Unsurprisingly, cereal manufacturers are among the most egregious offenders regarding the deliberate misleading of consumers. For instance, marketers of these products often include things like “Low-fat!” and “Whole grains!” in the too-often-successful attempt to bamboozle health-conscious consumers. Often, the top two items under the ingredients section of the label read as follows: “refined grains; sugar.”

In one particularly infuriating case, Kellogg’s advertised that their Frosted Mini-Wheats cereal could enhance children’s cognitive function, attention, and memory. The Federal Trade Commission (FTC) disagreed, forcing the company to pay a multi-million-dollar class action lawsuit.

Try this: A bowl of shredded whole wheat with fresh fruit or a bowl of oats with the same.

4. Low-Fat Frozen Dinners

With few exceptions, frozen meals are among the worst things one can put into his or her body. They’re loaded with sodium, saturated fats, and calories. They lack many minerals and vitamins. Frozen meals are also heavily processed and stripped of nutrition of increase shelf life.
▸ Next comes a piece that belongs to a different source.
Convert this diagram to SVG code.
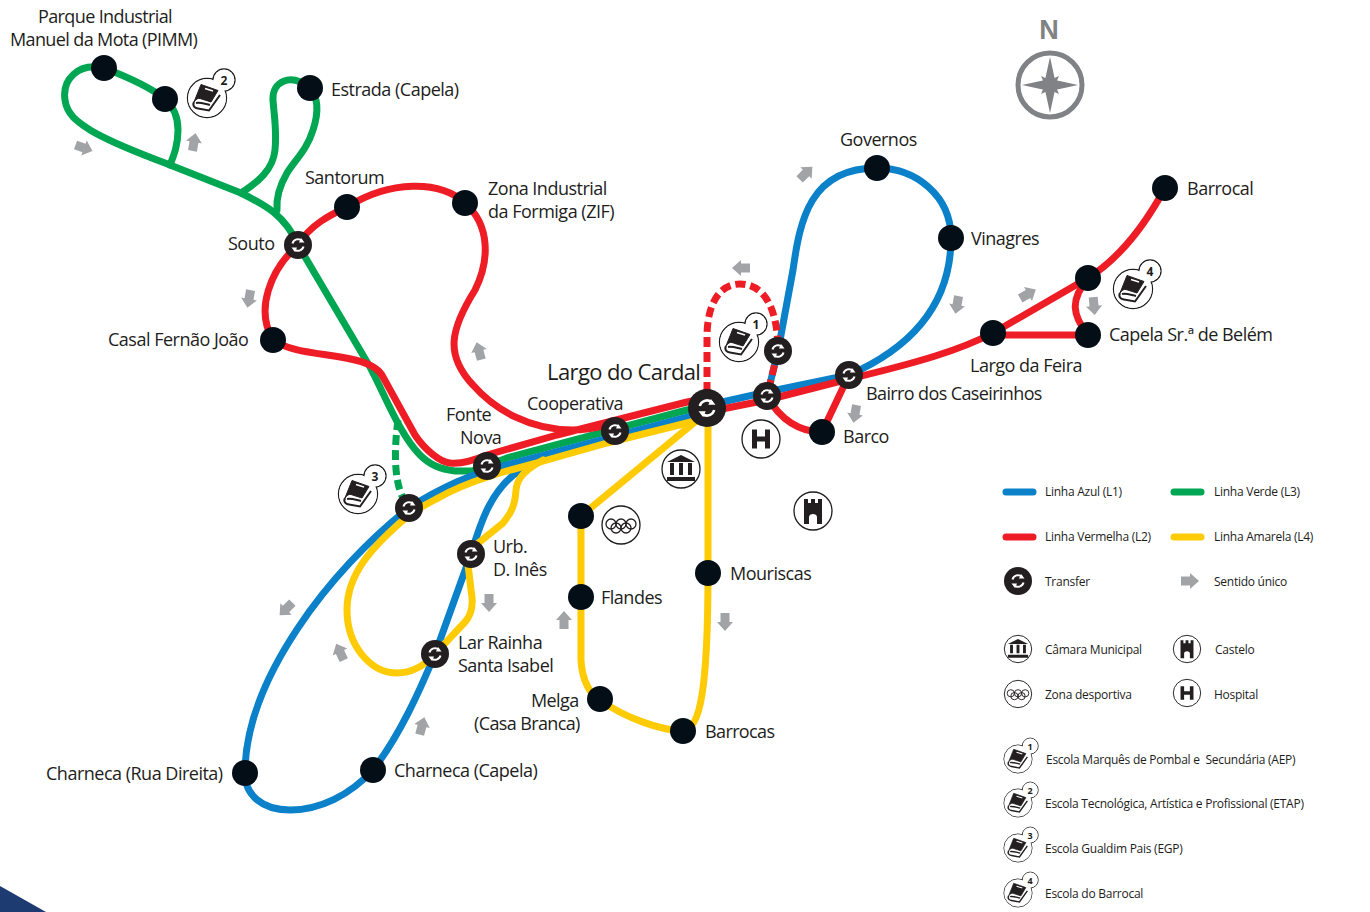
<svg xmlns="http://www.w3.org/2000/svg" width="1370" height="912" viewBox="0 0 1370 912">
<style>
text{font-family:"Open Sans","Noto Sans","Liberation Sans",sans-serif;fill:#1d1d1b}
.l{font-size:18px;letter-spacing:-.5px}
.t{letter-spacing:-.62px}
.s{font-size:12px;letter-spacing:-.26px}
.line{fill:none;stroke-width:7;stroke-linecap:round;stroke-linejoin:round}
.b{stroke:#0a81c9}.r{stroke:#ee1c25}.g{stroke:#00a651}.y{stroke:#ffcb05}
.dash{stroke-dasharray:10 5;stroke-linecap:butt}
.st{fill:#040e16}
.ar{fill:#a2a3a6}
.ic{fill:#fff;stroke:#1d1d1b;stroke-width:1.300}
.n{font-weight:700;text-anchor:middle}
</style>
<defs>
<g id="tr"><circle r="14" fill="#231f20"/><path d="M-5.500,-1.500A5.700,5.700 0 0 1 4,-4.200M5.500,1.500A5.700,5.700 0 0 1 -4,4.200" fill="none" stroke="#fff" stroke-width="2"/><path d="M3,-7L6.500,-2.500L1,-2.500ZM-3,7L-6.500,2.500L-1,2.500Z" fill="#fff"/></g>
<polygon id="arr" class="ar" points="-9,-4.500 0,-4.500 0,-8 9,0 0,8 0,4.500 -9,4.500"/>
<g id="book">
<circle class="ic" r="19.500"/><circle class="ic" cx="17" cy="-18" r="11"/>
<circle r="18.900" fill="#fff"/><circle cx="17" cy="-18" r="10.400" fill="#fff"/>
<path d="M-6,-13.500L11,-7.500L4,4L-7,0.500C-9,0 -11,1 -13,4Z" fill="#231f20" stroke="#231f20" stroke-linejoin="round"/>
<path d="M-2,-9.500L6,-7" stroke="#fff" stroke-width="1.500"/>
<path d="M-13,4C-15,8 -12,10 -9,10.500L2,12.500L13,-3M-11,5C-7,4 -2,6 3,7" fill="none" stroke="#231f20" stroke-width="2"/>
</g>
<g id="hosp"><circle class="ic" r="19"/><path d="M-6.500,-9.500V9.500M6.500,-9.500V9.500M-6.500,0H6.500" fill="none" stroke="#231f20" stroke-width="5"/></g>
<g id="cam"><circle class="ic" r="19"/><path d="M-14,-7L0,-14L14,-7ZM-14,8H14V12H-14ZM-11,-6H-7V6H-11ZM-2,-6H2V6H-2ZM7,-6H11V6H7Z" fill="#231f20"/></g>
<g id="cast"><circle class="ic" r="19"/><path d="M-9,13V-12H-5V-8H-2V-12H2V-8H5V-12H9V13H4V6C4,2 -4,2 -4,6V13Z" fill="#231f20"/></g>
<g id="olymp"><circle class="ic" r="19"/><g fill="none" stroke="#231f20" stroke-width="1.300"><circle cx="-10" cy="-1" r="5"/><circle cx="0" cy="-1" r="5"/><circle cx="10" cy="-1" r="5"/><circle cx="-5" cy="3" r="5"/><circle cx="5" cy="3" r="5"/></g></g>
</defs>

<path d="M0,886L46,912H0Z" fill="#1d3b70"/>

<g id="connectors">
<!-- green -->
<path class="line g" d="M104,68C78,62 62,80 65,100C67,115 78,122 90,130C115,145 145,155 170,165L241,193C265,205 285,215 298,245L370,367C385,395 400,435 420,455C430,465 440,469 455,471L472,471L507,458L687,410L707,406"/>
<path class="line g" d="M104,68C125,76 150,87 165,99C175,108 178,118 178,130C178,145 174,155 170,165"/>
<path class="line g" d="M310,88C290,72 272,82 273,100C274,115 277,130 275,150C273,170 258,182 241,193"/>
<path class="line g" d="M310,88C320,100 317,118 313,130C307,150 295,160 287,173C280,185 276,197 277,210"/>
<path class="line g dash" d="M398,420C394,450 394,480 403,498"/>
<path class="line g dash" d="M409,508L470,478"/>
<!-- blue -->
<path class="line b" d="M707,412L507,465C470,474 440,488 409,508C330,570 245,680 245,773C245,795 262,810 290,810C320,810 350,795 373,770C400,735 420,690 435,654L471,554C480,525 490,490 520,470"/>
<path class="line b" d="M700,407L767,392L849,375C890,357 951,320 951,238C951,195 915,168 877,168C810,168 800,220 793,270L778,351L767,396"/>
<!-- yellow -->
<path class="line y" d="M707,418L607,443L540,462C510,470 470,480 440,497C425,505 415,510 409,515C370,548 347,575 347,610C347,645 370,673 397,673C412,673 425,665 435,654L465,622C474,612 473,600 471,590L467,556"/>
<path class="line y" d="M543,460C525,470 517,478 516,490C515,505 512,512 503,523L471,549"/>
<path class="line y" d="M707,412L581,516V660C582,680 590,695 600,700C625,718 660,730 683,731C700,730 708,690 708,573V408"/>
<!-- red -->
<path class="line r" d="M1165,188C1145,225 1120,258 1088,278L993,333C960,350 920,362 849,379L767,400L707,412"/>
<path class="line r" d="M707,398L687,402L557,435L487,455C470,462 460,464 450,463C440,462 425,450 415,435L383,377C370,350 300,360 273,340C255,310 270,270 298,245C310,225 330,215 347,207C390,180 440,180 465,203C490,225 490,260 475,290C450,330 445,355 473,385C495,410 530,430 573,430C585,430 595,428 607,425"/>
<path class="line r" d="M767,396C780,420 800,432 822,432L849,375"/>
<path class="line r" d="M993,335L1088,335C1072,315 1070,300 1088,278"/>
<path class="line r dash" d="M707,392V337C707,303 720,284 740,284C765,284 778,310 778,351L767,396"/>
</g>

<g id="arrows">
<use href="#arr" transform="translate(84,148) rotate(20)"/>
<use href="#arr" transform="translate(194,142) rotate(-80)"/>
<use href="#arr" transform="translate(249,299) rotate(100)"/>
<use href="#arr" transform="translate(479,351) rotate(-105)"/>
<use href="#arr" transform="translate(806,173) rotate(-45)"/>
<use href="#arr" transform="translate(741,268) rotate(180)"/>
<use href="#arr" transform="translate(957,305) rotate(100)"/>
<use href="#arr" transform="translate(1028,294) rotate(-30)"/>
<use href="#arr" transform="translate(1094,306) rotate(85)"/>
<use href="#arr" transform="translate(855,414) rotate(100)"/>
<use href="#arr" transform="translate(725,622) rotate(90)"/>
<use href="#arr" transform="translate(564,620) rotate(-90)"/>
<use href="#arr" transform="translate(489,603) rotate(90)"/>
<use href="#arr" transform="translate(340,652) rotate(-115)"/>
<use href="#arr" transform="translate(286,609) rotate(135)"/>
<use href="#arr" transform="translate(422,726) rotate(-75)"/>
<use href="#arr" transform="translate(1190,581)"/>
</g>

<g id="pimm"><circle class="st" cx="104" cy="68" r="13"/><text class="l t"><tspan x="38" y="23">Parque Industrial</tspan><tspan x="10" y="46">Manuel da Mota (PIMM)</tspan></text></g>
<g id="pimm2"><circle class="st" cx="165" cy="99" r="13"/></g>
<g id="estrada"><circle class="st" cx="310" cy="88" r="13"/><text class="l" x="331" y="96">Estrada (Capela)</text></g>
<g id="santorum"><circle class="st" cx="347" cy="207" r="13"/><text class="l" x="305" y="184">Santorum</text></g>
<g id="zif"><circle class="st" cx="465" cy="203" r="13"/><text class="l"><tspan x="488" y="195">Zona Industrial</tspan><tspan x="488" y="218">da Formiga (ZIF)</tspan></text></g>
<g id="souto"><use href="#tr" x="298" y="245"/><text class="l" x="228" y="250">Souto</text></g>
<g id="casal"><circle class="st" cx="273" cy="340" r="13"/><text class="l" x="108" y="346">Casal Fernão João</text></g>
<g id="cardal"><circle cx="707" cy="408" r="19" fill="#231f20"/><use href="#tr" transform="translate(707,408) scale(1.300)"/><text x="547" y="380" font-size="22" letter-spacing="-.6">Largo do Cardal</text></g>
<g id="cooperativa"><use href="#tr" x="615" y="431"/><text class="l" x="527" y="410">Cooperativa</text></g>
<g id="fonte"><use href="#tr" x="487" y="466"/><text class="l"><tspan x="446" y="421">Fonte</tspan><tspan x="460" y="444">Nova</tspan></text></g>
<g id="t409"><use href="#tr" x="409" y="508"/></g>
<g id="urb"><use href="#tr" x="471" y="554"/><text class="l"><tspan x="493" y="553">Urb.</tspan><tspan x="493" y="576">D. Inês</tspan></text></g>
<g id="lar"><use href="#tr" x="435" y="654"/><text class="l"><tspan x="458" y="649">Lar Rainha</tspan><tspan x="458" y="672">Santa Isabel</tspan></text></g>
<g id="charneca1"><circle class="st" cx="245" cy="773" r="13"/><text class="l" x="46" y="780">Charneca (Rua Direita)</text></g>
<g id="charneca2"><circle class="st" cx="373" cy="770" r="13"/><text class="l" x="394" y="777">Charneca (Capela)</text></g>
<g id="s581"><circle class="st" cx="581" cy="516" r="13"/></g>
<g id="flandes"><circle class="st" cx="581" cy="597" r="13"/><text class="l" x="601" y="604">Flandes</text></g>
<g id="melga"><circle class="st" cx="600" cy="699" r="13"/><text class="l t"><tspan x="531" y="707">Melga</tspan><tspan x="474" y="730">(Casa Branca)</tspan></text></g>
<g id="barrocas"><circle class="st" cx="683" cy="731" r="13"/><text class="l t" x="705" y="738">Barrocas</text></g>
<g id="mouriscas"><circle class="st" cx="708" cy="573" r="13"/><text class="l" x="730" y="580">Mouriscas</text></g>
<g id="t778"><use href="#tr" x="778" y="351"/></g>
<g id="t767"><use href="#tr" x="767" y="396"/></g>
<g id="caseirinhos"><use href="#tr" x="849" y="375"/><text class="l t" x="866" y="400">Bairro dos Caseirinhos</text></g>
<g id="barco"><circle class="st" cx="822" cy="432" r="13"/><text class="l" x="843" y="443">Barco</text></g>
<g id="governos"><circle class="st" cx="877" cy="168" r="13"/><text class="l" x="840" y="146">Governos</text></g>
<g id="vinagres"><circle class="st" cx="951" cy="238" r="13"/><text class="l" x="971" y="245">Vinagres</text></g>
<g id="feira"><circle class="st" cx="993" cy="333" r="13"/><text class="l" x="970" y="372">Largo da Feira</text></g>
<g id="barrocal"><circle class="st" cx="1165" cy="188" r="13"/><text class="l" x="1187" y="195">Barrocal</text></g>
<g id="s1088"><circle class="st" cx="1088" cy="278" r="13"/></g>
<g id="belem"><circle class="st" cx="1088" cy="335" r="13"/><text class="l" x="1109" y="341">Capela Sr.ª de Belém</text></g>

<g id="pois">
<use href="#hosp" x="761" y="439"/><use href="#cam" x="681" y="469"/><use href="#cast" x="813" y="511"/><use href="#olymp" x="621" y="525"/>
<use href="#book" x="739" y="342"/><text class="n" x="756" y="329" font-size="12">1</text>
<use href="#book" x="207" y="98"/><text class="n" x="224" y="85" font-size="12">2</text>
<use href="#book" x="358" y="494"/><text class="n" x="375" y="481" font-size="12">3</text>
<use href="#book" x="1133" y="289"/><text class="n" x="1150" y="276" font-size="12">4</text>
</g>

<g id="compass" fill="#808285"><text x="1049" y="39" font-size="27" font-weight="700" text-anchor="middle" style="fill:#808285;font-family:'Liberation Sans',sans-serif">N</text>
<circle cx="1050" cy="85" r="32" fill="none" stroke="#808285" stroke-width="5"/>
<path d="M1050,57L1055,80L1078,85L1055,90L1050,113L1045,90L1022,85L1045,80Z"/><path d="M1041,76L1050,80L1059,76L1055,85L1059,94L1050,90L1041,94L1045,85Z"/></g>

<g id="legend">
<path class="line b" d="M1006,492H1033"/><text class="s" x="1045" y="496">Linha Azul (L1)</text>
<path class="line g" d="M1174,492H1201"/><text class="s" x="1214" y="496">Linha Verde (L3)</text>
<path class="line r" d="M1006,537H1033"/><text class="s" x="1045" y="541">Linha Vermelha (L2)</text>
<path class="line y" d="M1174,537H1201"/><text class="s" x="1214" y="541">Linha Amarela (L4)</text>
<use href="#tr" x="1018" y="581"/><text class="s" x="1045" y="586">Transfer</text>
<text class="s" x="1214" y="586">Sentido único</text>
<use href="#cam" transform="translate(1018,649) scale(.72)"/><text class="s" x="1045" y="654">Câmara Municipal</text>
<use href="#cast" transform="translate(1187,649) scale(.72)"/><text class="s" x="1215" y="654">Castelo</text>
<use href="#olymp" transform="translate(1018,694) scale(.72)"/><text class="s" x="1045" y="699">Zona desportiva</text>
<use href="#hosp" transform="translate(1187,693) scale(.72)"/><text class="s" x="1214" y="699">Hospital</text>
<use href="#book" transform="translate(1018,759) scale(.72)"/><text class="n" x="1030" y="750" font-size="9">1</text><text class="s" x="1046" y="764" letter-spacing="-.32">Escola Marquês de Pombal e &#160;Secundária (AEP)</text>
<use href="#book" transform="translate(1018,803) scale(.72)"/><text class="n" x="1030" y="794" font-size="9">2</text><text class="s" x="1045" y="808">Escola Tecnológica, Artística e Profissional (ETAP)</text>
<use href="#book" transform="translate(1018,848) scale(.72)"/><text class="n" x="1030" y="839" font-size="9">3</text><text class="s" x="1045" y="853">Escola Gualdim Pais (EGP)</text>
<use href="#book" transform="translate(1018,893) scale(.72)"/><text class="n" x="1030" y="884" font-size="9">4</text><text class="s" x="1045" y="898">Escola do Barrocal</text>
</g>
</svg>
But what about low-fat frozen dinners? Again, you’ll find no benefit to eating low fat if the product has high sodium, refined carbohydrates, and additives or preservatives. This happens to be the case for the vast majority of frozen meals.

Try this: If you still prefer frozen meals, look for Amy’s Kitchen brand, a favorite of some nutritionists and dietitians.

5. Energy Bars/ Protein Bars

Energy bars and protein bars are a common meal replacement or grab-and-go food because of their convenience and advertised nutrition. While some of these bars are indeed healthy, it is important to read the labels. Some of these products are loaded with extra sugar and calories.

Some people make a big mistake by snacking on energy or protein bars while sitting at a desk for eight hours. Many manufacturers design these products as either a meal replacement or a supplement to working out, hence their calorie density. Snacking on something that’s meant to replace a multi-course meal is never a good idea.

Try this: When looking for a healthy energy/protein bar brand, look no further than Larabar. Larabar products contain no added sugars and even make some organic superfood bars!